See also: Flood-hit farmers and households to receive financial support

It is also offering support and advice from specialist bank staff on financing strategies and working capital.

Ian Burrow, head of agriculture at NatWest, said: “The disruption caused by the flooding has the potential to significantly impact planting and crop rotations.

“This is why we encourage customers to discuss the impact on their individual business with their manager to establish if it might be appropriate to consider altering the bank facilities they have in place.”

Similar schemes are often provided by banks, with Barclays having previously provided support to farm businesses affected by flooding through its adverse weather fund.

Lloyds Banking Group has also in the past provided fee-free lending to farm businesses affected by flooding.

Government funding of up to £25,000 has also been made available through the Farming Recovery Fund.

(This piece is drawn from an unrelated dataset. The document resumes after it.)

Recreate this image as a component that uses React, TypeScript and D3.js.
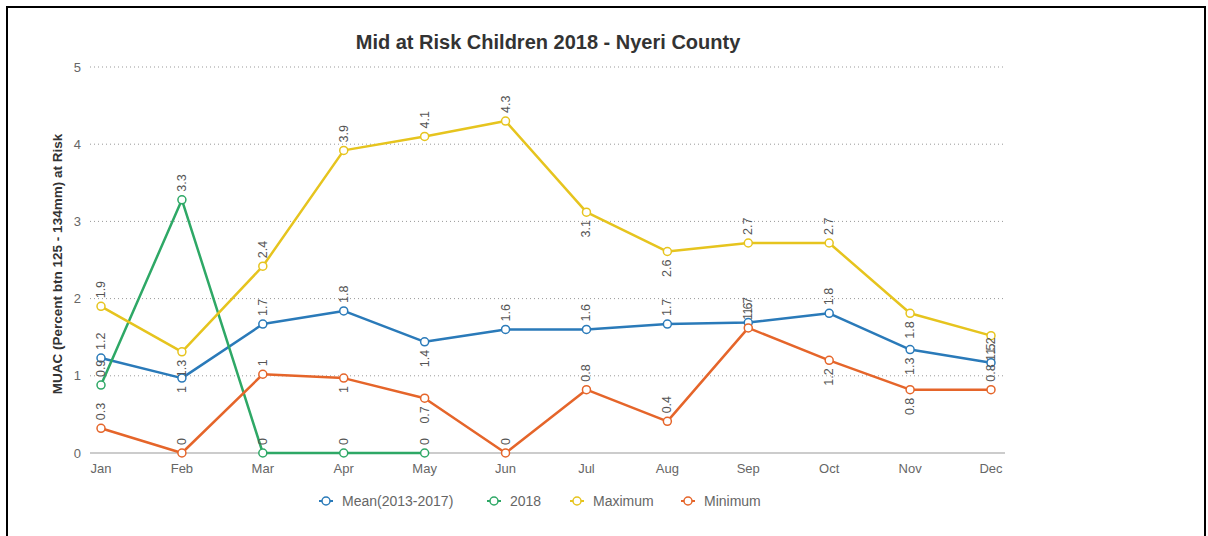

Mark Chatterton, director and head of agriculture at accountancy firm Duncan and Toplis, said: “We thought 2019 was bad – the worst flooding for many, many years – but this truly is unprecedented.

“Fields will now need to be drilled with a spring crop, but available seed is in very short supply: costs of £800/t rather than £300/t are being quoted for spring wheat and barley, for instance.

“Some farmers may have their own seed that can be dressed, but most will not have this luxury because few farms grew spring varieties in 2023.”

Mr Chatterton advised farmers to create a new cashflow forecast, work out the effect the situation will have for the next two years, and find ways to reduce costs throughout this period.

“This might mean putting off capital investments in property or carrying out non-urgent repairs, and farmers should also look to draw on their private capital.

“Meanwhile, tax planning will be important because there will be large bills to pay on last year’s more successful harvest,” he added.